Coges el teléfono, que llevaba ya un rato sonando por debajo del estruendo general. Es un amigo. Te quejas, a gritos, de los martillos neumáticos y toda la mandanga. En lugar de mostrar comprensión, tu amigo te dice que no te quejes, que él no vive en el Raval, sino en el Barri Gòtic, muy cerca de la plaza Reial, en una de las esquinas favoritas de cantantes, borrachos y pixaners. Te dice que en ese mismo momento un par de tipos armados con guitarras le están destrozando los tímpanos. Y, efectivamente, oyes por el teléfono una espantosa melodía seudocountry. Aun así, te molesta que, en vez de escuchar tus cuitas, tu amigo te venga con su rollo de guitarritas que, comparado con lo tuyo, no es más que una fruslería. Te peleas con tu amigo y cuelgas el teléfono poseída por un odio feroz a la humanidad. Los instintos asesinos se agitan en tu pecho. No te facilita las cosas pensar en las veces que la Guardia Urbana ha interrumpido alegres francachelas en tu casa por quejas vecinales.

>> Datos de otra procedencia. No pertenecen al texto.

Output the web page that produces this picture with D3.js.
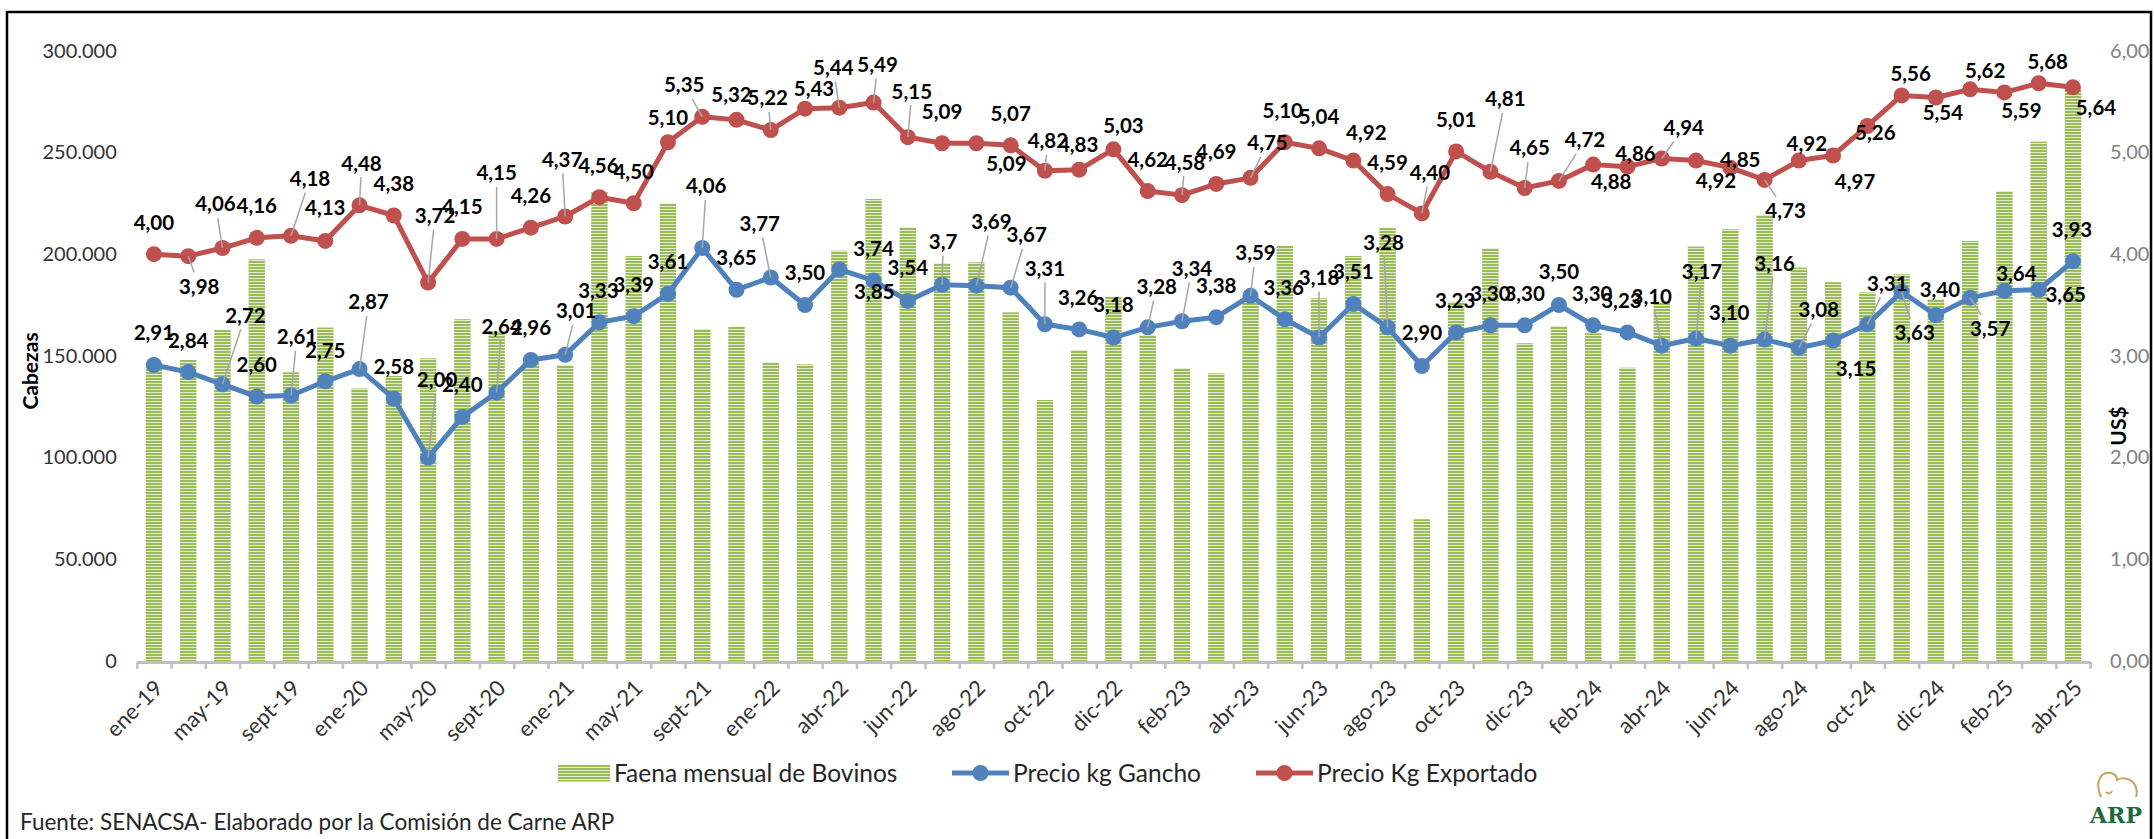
<!DOCTYPE html>
<html lang="es">
<head>
<meta charset="utf-8">
<script src="https://cdn.jsdelivr.net/npm/d3@7"></script>
<style>
  html, body { margin: 0; padding: 0; background: #fff; }
  svg { display: block; font-family: Lato, "Open Sans", sans-serif; }
</style>
</head>
<body>
<svg id="chart" width="2154" height="839"></svg>
<script>
// Categorias (meses). Solo se muestra una etiqueta de cada dos, como en el original
const meses = [
  "ene-19","mar-19","may-19","jul-19","sept-19","nov-19",
  "ene-20","mar-20","may-20","jul-20","sept-20","nov-20",
  "ene-21","mar-21","may-21","jul-21","sept-21","nov-21",
  "ene-22","mar-22","abr-22","may-22","jun-22","jul-22","ago-22","sept-22","oct-22","nov-22","dic-22",
  "ene-23","feb-23","mar-23","abr-23","may-23","jun-23","jul-23","ago-23","sept-23","oct-23","nov-23","dic-23",
  "ene-24","feb-24","mar-24","abr-24","may-24","jun-24","jul-24","ago-24","sept-24","oct-24","nov-24","dic-24",
  "ene-25","feb-25","mar-25","abr-25"
];

// Faena mensual de Bovinos (cabezas)
const faena = [
  146500, 148000, 162700, 197500, 141900, 163900,
  134000, 140100, 148800, 168000, 161900, 147000,
  145500, 230700, 199100, 225000, 163200, 164400,
  146800, 145800, 201700, 227100, 213200, 195500, 196000, 171400, 128300, 152900, 179100,
  160300, 143900, 141400, 179000, 204000, 178300, 199100, 213000, 69700, 176600, 202900, 156200,
  164700, 161100, 144200, 176600, 203700, 212200, 219300, 193400, 186200, 181200, 190100, 178000,
  206500, 231000, 255300, 281000
];

// Precio kg Gancho (US$)
const precioGancho = [
  2.91, 2.84, 2.72, 2.60, 2.61, 2.75,
  2.87, 2.58, 2.00, 2.40, 2.64, 2.96,
  3.01, 3.33, 3.39, 3.61, 4.06, 3.65,
  3.77, 3.50, 3.85, 3.74, 3.54, 3.7, 3.69, 3.67, 3.31, 3.26, 3.18,
  3.28, 3.34, 3.38, 3.59, 3.36, 3.18, 3.51, 3.28, 2.90, 3.23, 3.30, 3.30,
  3.50, 3.30, 3.23, 3.10, 3.17, 3.10, 3.16, 3.08, 3.15, 3.31, 3.63, 3.40,
  3.57, 3.64, 3.65, 3.93
];

// Precio Kg Exportado (US$)
const precioExportado = [
  4.00, 3.98, 4.06, 4.16, 4.18, 4.13,
  4.48, 4.38, 3.72, 4.15, 4.15, 4.26,
  4.37, 4.56, 4.50, 5.10, 5.35, 5.32,
  5.22, 5.43, 5.44, 5.49, 5.15, 5.09, 5.09, 5.07, 4.82, 4.83, 5.03,
  4.62, 4.58, 4.69, 4.75, 5.10, 5.04, 4.92, 4.59, 4.40, 5.01, 4.81, 4.65,
  4.72, 4.88, 4.86, 4.94, 4.92, 4.85, 4.73, 4.92, 4.97, 5.26, 5.56, 5.54,
  5.62, 5.59, 5.68, 5.64
];

// Ticks de los ejes
const ticksCabezas = [0, 50000, 100000, 150000, 200000, 250000, 300000];
const ticksUSD = [0, 1, 2, 3, 4, 5, 6];

// una etiqueta de gancho se muestra con un solo decimal ("3,7")
const ganchoDecimales = { 23: 1 };

// desplazamiento de cada etiqueta de datos [dx, dy, lineaGuia]
const offExportado = [
  [0,-32],[11,30,1],[-7,-44,1],[0,-32],[19,-57,1],[0,-33],
  [2,-42,1],[0,-32],[7,-67,1],[0,-32],[0,-66,1],[0,-32],
  [-3,-57,1],[-1,-32],[0,-32],[0,-25],[-18,-32,1],[-5,-25],
  [-3,-32,1],[9,-20],[-6,-40,1],[4,-38,1],[4,-46,1],[0,-32],[30,20],[0,-32],[3,-30,1],[-1,-25],[10,-24],
  [0,-31],[3,-33,1],[0,-32],[17,-35,1],[-2,-32],[0,-32],[13,-28],[0,-32],[8,-41,1],[0,-32],[15,-73,1],[5,-40,1],
  [26,-41,1],[18,17],[8,-13],[22,-31,1],[20,20],[10,-8],[21,31,1],[8,-17],[22,26],[8,7],[9,-22],[7,15],
  [15,-19],[17,18],[9,-22],[23,20]
];
const offGancho = [
  [0,-32],[0,-32],[23,-69,1],[0,-32],[6,-59,1],[0,-31],
  [9,-67,1],[0,-32],[9,-78,1],[0,-32],[5,-66,1],[0,-32],
  [11,-44,1],[-1,-32],[0,-32],[0,-32],[4,-62,1],[0,-32],
  [-11,-54,1],[0,-32],[35,22],[0,-32],[0,-33],[1,-43,1],[15,-64,1],[16,-53,1],[0,-56,1],[-1,-32],[0,-33],
  [9,-41,1],[10,-53,1],[0,-32],[5,-43,1],[-1,-32],[0,-60,1],[0,-32],[-4,-85,1],[0,-33],[-1,-32],[0,-32],[0,-32],
  [0,-33],[-1,-32],[-6,-32],[-10,-49,1],[6,-67,1],[-1,-33],[10,-76,1],[20,-38,1],[23,28],[20,-41,1],[13,41,1],[4,-26],
  [20,31,1],[12,-17],[27,5],[-1,-32]
];

const width = 2154, height = 839;
const plot = { left: 136.8, right: 2090.1, top: 50.7, bottom: 661 };
const verde = "#9bbb59", azul = "#4f81bd", rojo = "#c0504d";

const es = d3.formatLocale({ decimal: ",", thousands: ".", grouping: [3], currency: ["", "US$"] });
const fmtMiles = es.format(",.0f");
const fmt2 = es.format(".2f");
const fmt1 = es.format(".1f");

const svg = d3.select("#chart");
svg.append("rect").attr("width", width).attr("height", height).attr("fill", "#fff");

// Pattern of the bars (narrow horizontal lines)
const defs = svg.append("defs");
const pat = defs.append("pattern")
  .attr("id", "rayas")
  .attr("patternUnits", "userSpaceOnUse")
  .attr("width", 6).attr("height", 3);
pat.append("rect").attr("width", 6).attr("height", 3).attr("fill", verde);
pat.append("rect").attr("y", 2).attr("width", 6).attr("height", 1).attr("fill", "#e4edd2");

// Scales
const x = d3.scaleBand().domain(meses).range([plot.left, plot.right]).padding(0);
const xc = d => x(d) + x.bandwidth() / 2;
const yL = d3.scaleLinear().domain([0, 300000]).range([plot.bottom, plot.top]);
const yR = d3.scaleLinear().domain([0, 6]).range([plot.bottom, plot.top]);
const barW = x.bandwidth() * 0.48;

// Bars
svg.append("g")
  .selectAll("rect")
  .data(meses)
  .enter()
  .append("rect")
  .attr("x", d => xc(d) - barW / 2)
  .attr("y", (d, i) => yL(faena[i]))
  .attr("width", barW)
  .attr("height", (d, i) => yL(0) - yL(faena[i]))
  .attr("fill", "url(#rayas)");

// Left axis
svg.append("g")
  .attr("transform", `translate(${plot.left},0)`)
  .call(d3.axisLeft(yL).tickValues(ticksCabezas).tickFormat(fmtMiles).tickSize(0).tickPadding(20))
  .call(g => g.select(".domain").remove())
  .selectAll("text")
  .attr("font-size", 20)
  .attr("font-family", "Lato, sans-serif")
  .attr("fill", "#333");

// Right axis
svg.append("g")
  .attr("transform", `translate(${plot.right},0)`)
  .call(d3.axisRight(yR).tickValues(ticksUSD).tickFormat(fmt2).tickSize(0).tickPadding(20))
  .call(g => g.select(".domain").remove())
  .selectAll("text")
  .attr("font-size", 20)
  .attr("font-family", "Lato, sans-serif")
  .attr("fill", "#808080");

// X axis line with ticks between categories
const xBordes = d3.scaleLinear().domain([0, meses.length]).range([plot.left, plot.right]);
svg.append("g")
  .attr("transform", `translate(0,${plot.bottom + 1})`)
  .call(d3.axisBottom(xBordes).tickValues(d3.range(0, meses.length + 1)).tickSize(7).tickSizeOuter(0).tickFormat(""))
  .call(g => g.select(".domain").attr("stroke", "#bfbfbf").attr("stroke-width", 3))
  .call(g => g.selectAll(".tick line").attr("stroke", "#bfbfbf").attr("stroke-width", 2.5));

// X labels (one out of two)
svg.append("g")
  .attr("transform", `translate(0,${plot.bottom})`)
  .call(d3.axisBottom(x).tickSize(0).tickFormat((d, i) => i % 2 === 0 ? d : ""))
  .call(g => g.select(".domain").remove())
  .selectAll("text")
  .attr("x", 0).attr("y", 0).attr("dy", "0.35em")
  .attr("text-anchor", "end")
  .attr("transform", "translate(5,23) rotate(-45)")
  .attr("font-size", 22)
  .attr("font-family", "Lato, sans-serif")
  .attr("fill", "#333");

// Axis titles
svg.append("text")
  .attr("transform", "translate(31,371) rotate(-90)")
  .attr("text-anchor", "middle").attr("dy", "0.35em")
  .attr("font-size", 21).attr("font-weight", "bold")
  .text("Cabezas");

svg.append("text")
  .attr("transform", "translate(2119,426) rotate(-90)")
  .attr("text-anchor", "middle").attr("dy", "0.35em")
  .attr("font-size", 21).attr("font-weight", "bold")
  .text("US$");

// Lines
function drawSerie(values, color) {
  const line = d3.line()
    .x((d, i) => xc(meses[i]))
    .y(d => yR(d));
  svg.append("path")
    .datum(values)
    .attr("fill", "none")
    .attr("stroke", color)
    .attr("stroke-width", 5)
    .attr("stroke-linejoin", "round")
    .attr("d", line);
  svg.append("g")
    .selectAll("circle")
    .data(values)
    .enter()
    .append("circle")
    .attr("cx", (d, i) => xc(meses[i]))
    .attr("cy", d => yR(d))
    .attr("r", 8)
    .attr("fill", color);
}
drawSerie(precioGancho, azul);
drawSerie(precioExportado, rojo);

// Data labels with leader lines
function drawLabels(values, offsets, format) {
  const g = svg.append("g");
  values.forEach((v, i) => {
    const px = xc(meses[i]), py = yR(v);
    const [dx, dy, guia] = offsets[i];
    const lx = px + dx, ly = py + dy;
    if (guia) {
      const hw = 22, hh = 14;
      const s = Math.min(dx ? hw / Math.abs(dx) : Infinity, dy ? hh / Math.abs(dy) : Infinity);
      g.append("line")
        .attr("x1", px).attr("y1", py)
        .attr("x2", lx - dx * s).attr("y2", ly - dy * s)
        .attr("stroke", "#a6a6a6")
        .attr("stroke-width", 1.5);
    }
    g.append("text")
      .attr("x", lx).attr("y", ly)
      .attr("dy", "0.36em")
      .attr("text-anchor", "middle")
      .attr("font-size", 20.5)
      .attr("font-weight", "bold")
      .attr("fill", "#000")
      .text(format(v, i));
  });
}
drawLabels(precioExportado, offExportado, v => fmt2(v));
drawLabels(precioGancho, offGancho, (v, i) => ganchoDecimales[i] === 1 ? fmt1(v) : fmt2(v));

// Legend
const ley = 773;
const legend = svg.append("g").attr("font-size", 24.5).attr("fill", "#262626");
legend.append("rect").attr("x", 558).attr("y", ley - 8.5).attr("width", 52).attr("height", 17).attr("fill", "url(#rayas)");
legend.append("text").attr("x", 614).attr("y", ley).attr("dy", "0.35em").text("Faena mensual de Bovinos");

[[952, azul, "Precio kg Gancho"], [1256, rojo, "Precio Kg Exportado"]].forEach(([lx, c, name]) => {
  legend.append("line").attr("x1", lx).attr("x2", lx + 57).attr("y1", ley).attr("y2", ley)
    .attr("stroke", c).attr("stroke-width", 5);
  legend.append("circle").attr("cx", lx + 28.5).attr("cy", ley).attr("r", 8).attr("fill", c);
  legend.append("text").attr("x", lx + 61).attr("y", ley).attr("dy", "0.35em").text(name);
});

// Source
svg.append("text")
  .attr("x", 20).attr("y", 830)
  .attr("font-size", 22.5)
  .attr("fill", "#262626")
  .text("Fuente: SENACSA- Elaborado por la Comisión de Carne ARP");

// Logo ARP
const logo = svg.append("g");
logo.append("path")
  .attr("d", "M2101,797 C2098,790 2097,783 2100,778 C2102,774 2106,772 2111,773 C2115,774 2117,777 2117,780 C2122,777 2131,778 2135,785 C2137,789 2137,794 2136,797 M2106,792 C2108,794 2111,794 2112,791")
  .attr("fill", "none")
  .attr("stroke", "#c9a25e")
  .attr("stroke-width", 2);
logo.append("text")
  .attr("x", 2116).attr("y", 823)
  .attr("text-anchor", "middle")
  .attr("font-family", "DejaVu Serif, serif")
  .attr("font-weight", "bold")
  .attr("font-size", 22)
  .attr("textLength", 52)
  .attr("fill", "#1d6b3a")
  .text("ARP");

// Border
svg.append("rect")
  .attr("x", 7).attr("y", 12)
  .attr("width", 2144).attr("height", 900)
  .attr("fill", "none")
  .attr("stroke", "#000")
  .attr("stroke-width", 2.5);
</script>
</body>
</html>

Está claro que el Ayuntamiento combate los ruidos nocturnos que impiden dormir. Este verano, a todos nos han echado de alguna terraza a la una y cinco de la madrugada. Pero, ¿y los ruidos diurnos? ¿Acaso la actividad lúdico-nocturna es la única penalizada mientras que, de día, puedes armar todo el follón que te pase por los mismísimos?
Llamas al Ayuntamiento para preguntar si se está haciendo algo para limitar los ruidos generados por la multitud de obras, públicas y privadas, de una ciudad que se jacta de estar "en transformación". Con gran amabilidad te informan de que, en el marco de La Taula del Soroll liderada por Imma Mayol, se ha elaborado un Codi de Bones Pràctiques con recomendaciones a los encargados de obras y los operarios. Una treintena de empresas de obras suscribió la pasada primavera un compromiso para respetar el código. ¿Y se cumplen?, preguntas sintiendo el súbito rebrotar de la esperanza. Entonces, se hace por fin el silencio, un silencio largo en el que hundirse a placer.